Il faut rappeler qu'exprimer son opposition à la guerre peut vous valoir d'aller en prison. Et malgré tout, dans les sondages de Levada, on voit quand même qu'il y a par exemple une vraie fracture générationnelle. Chez les jeunes, ils sont près de 35 % à s'exprimer contre la guerre, ce qui pose des problèmes dans beaucoup de familles. "Il y a eu un moment difficile avec ma mère parce qu'elle croit que le gouvernement a fait ce qu'il fallait et qu'on est en guerre avec les Américains, raconte Katia, une jeune agricultrice qui habite à 200 kilomètres de Moscou. Je ne sais pas si ce sont des pensées inspirées par la propagande ou si ce sont de véritables réflexions personnelles."

"Bien sûr, on ne peut pas argumenter de façon constructive et calme et entendre son point de vue. C'est pourquoi nous n'en parlons pas. "

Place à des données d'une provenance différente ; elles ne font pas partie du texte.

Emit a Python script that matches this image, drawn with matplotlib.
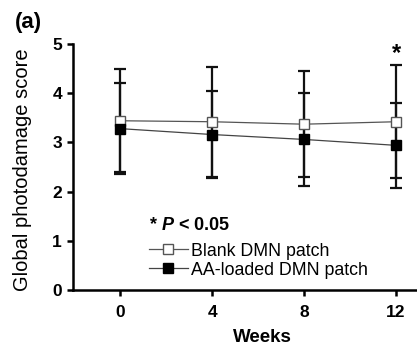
import numpy as np
import matplotlib
matplotlib.use('Agg')
import matplotlib.pyplot as plt

plt.rcParams['font.family'] = 'Liberation Sans'
plt.rcParams['mathtext.fontset'] = 'custom'
plt.rcParams['mathtext.it'] = 'Liberation Sans:bold:italic'
plt.rcParams['mathtext.rm'] = 'Liberation Sans:bold'

# data
weeks = [0, 4, 8, 12]
blank_mean = [3.44, 3.42, 3.37, 3.42]
blank_sd = [1.05, 1.12, 1.08, 1.15]
aa_mean = [3.28, 3.16, 3.06, 2.94]
aa_sd = [0.92, 0.89, 0.95, 0.87]
tick_labels = ['0', '4', '8', '12']

fig = plt.figure(figsize=(4.17, 3.5), dpi=100)
ax = fig.add_axes([72.5 / 417, 1 - 290 / 350, 1 - 72.5 / 417, (290 - 44) / 350])

ax.errorbar(weeks, blank_mean, yerr=blank_sd, fmt='none', ecolor='#111111',
            elinewidth=1.6, capsize=4.3, capthick=1.6, zorder=2)
ax.errorbar(weeks, aa_mean, yerr=aa_sd, fmt='none', ecolor='#111111',
            elinewidth=1.6, capsize=4.3, capthick=1.6, zorder=2)

ax.plot(weeks, blank_mean, color='#555555', lw=0.9, marker='s', ms=6.5,
        mfc='white', mec='#555555', mew=1.0, label='Blank DMN patch', zorder=3)
ax.plot(weeks, aa_mean, color='#444444', lw=0.9, marker='s', ms=6.5,
        mfc='black', mec='black', label='AA-loaded DMN patch', zorder=3)

ax.text(12, 4.8, '*', ha='center', va='center', fontsize=17, fontweight='bold')

ax.set_xlim(-2.07, 12.91)
ax.set_ylim(0, 5)
ax.set_xticks(weeks)
ax.set_xticklabels(tick_labels)
ax.set_yticks([0, 1, 2, 3, 4, 5])

for s in ['top', 'right']:
    ax.spines[s].set_visible(False)
for s in ['left', 'bottom']:
    ax.spines[s].set_linewidth(1.8)
ax.tick_params(width=1.8, length=4, direction='out', labelsize=12.5)
for lab in ax.get_xticklabels() + ax.get_yticklabels():
    lab.set_fontweight('bold')
ax.tick_params(axis='x', pad=7)

ax.set_ylabel('Global photodamage score', fontsize=14.5)
ax.yaxis.set_label_coords(-0.118, 0.49)
ax.set_xlabel('Weeks', fontsize=13.5, fontweight='bold')
ax.xaxis.set_label_coords((262 - 72.5) / (417 - 72.5), -(329 - 290) / 246)

leg = ax.legend(loc='lower left', bbox_to_anchor=(0.2, 0.017), frameon=False,
                fontsize=12.8, handlelength=2.2, handletextpad=0.2,
                labelspacing=0.12, borderaxespad=0,
                title='* $P$ < 0.05', alignment='left',
                title_fontproperties={'weight': 'bold', 'size': 13})
leg._legend_box.sep = 6

fig.text(15 / 417, 1 - 12 / 350, '(a)', fontsize=16, fontweight='bold', va='top')

fig.savefig('out.png', dpi=100)
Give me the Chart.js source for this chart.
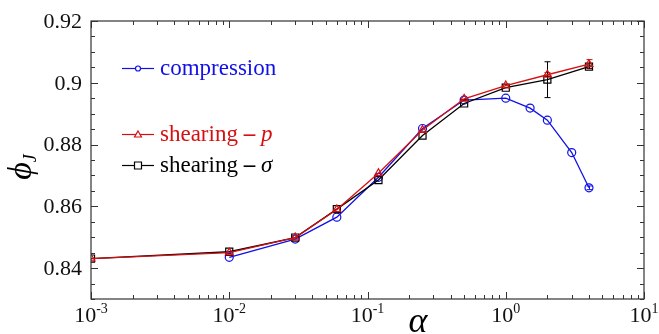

Katia, jeune agricultrice russe

à franceinfo

Ce que dit Katia permet de comprendre aussi comment s'opère ce soutien au pouvoir. Sa mère, dit-elle, croit que le pays est en guerre contre les Américains. C'est exactement l'inflexion qu'a pris le discours du pouvoir ces derniers temps.

L'idée d'une Russie assiégée

On ne parle plus de "dénazification" ou de "libération du Donbass". Le soutien au pouvoir se cristallise autour de l'idée d'une Russie assiégée. "La Russie est désormais bordée sur toutes ses frontières par des États inamicaux, argumente Svetlana, une retraitée de la banlieue de Moscou. Nous devrions écouter Poutine. Il a dit que si la fourniture d'armement, notamment de missiles à longue portée, se poursuit, les frontières de l'opération spéciale s'étendront. Qu'est-ce que cela signifie ? Que la Troisième Guerre mondiale pourrait commencer ?"

"Je n'ai pas peur de la guerre. S'il y a une guerre, le peuple russe ira à la guerre pour défendre sa patrie, c'est certain."

Svetlana, une retraitée russe

à franceinfo

Un discours qui peut sembler assez terrifiant, mais qu'on entend à peu près tous les soirs en ce moment à la télévision russe.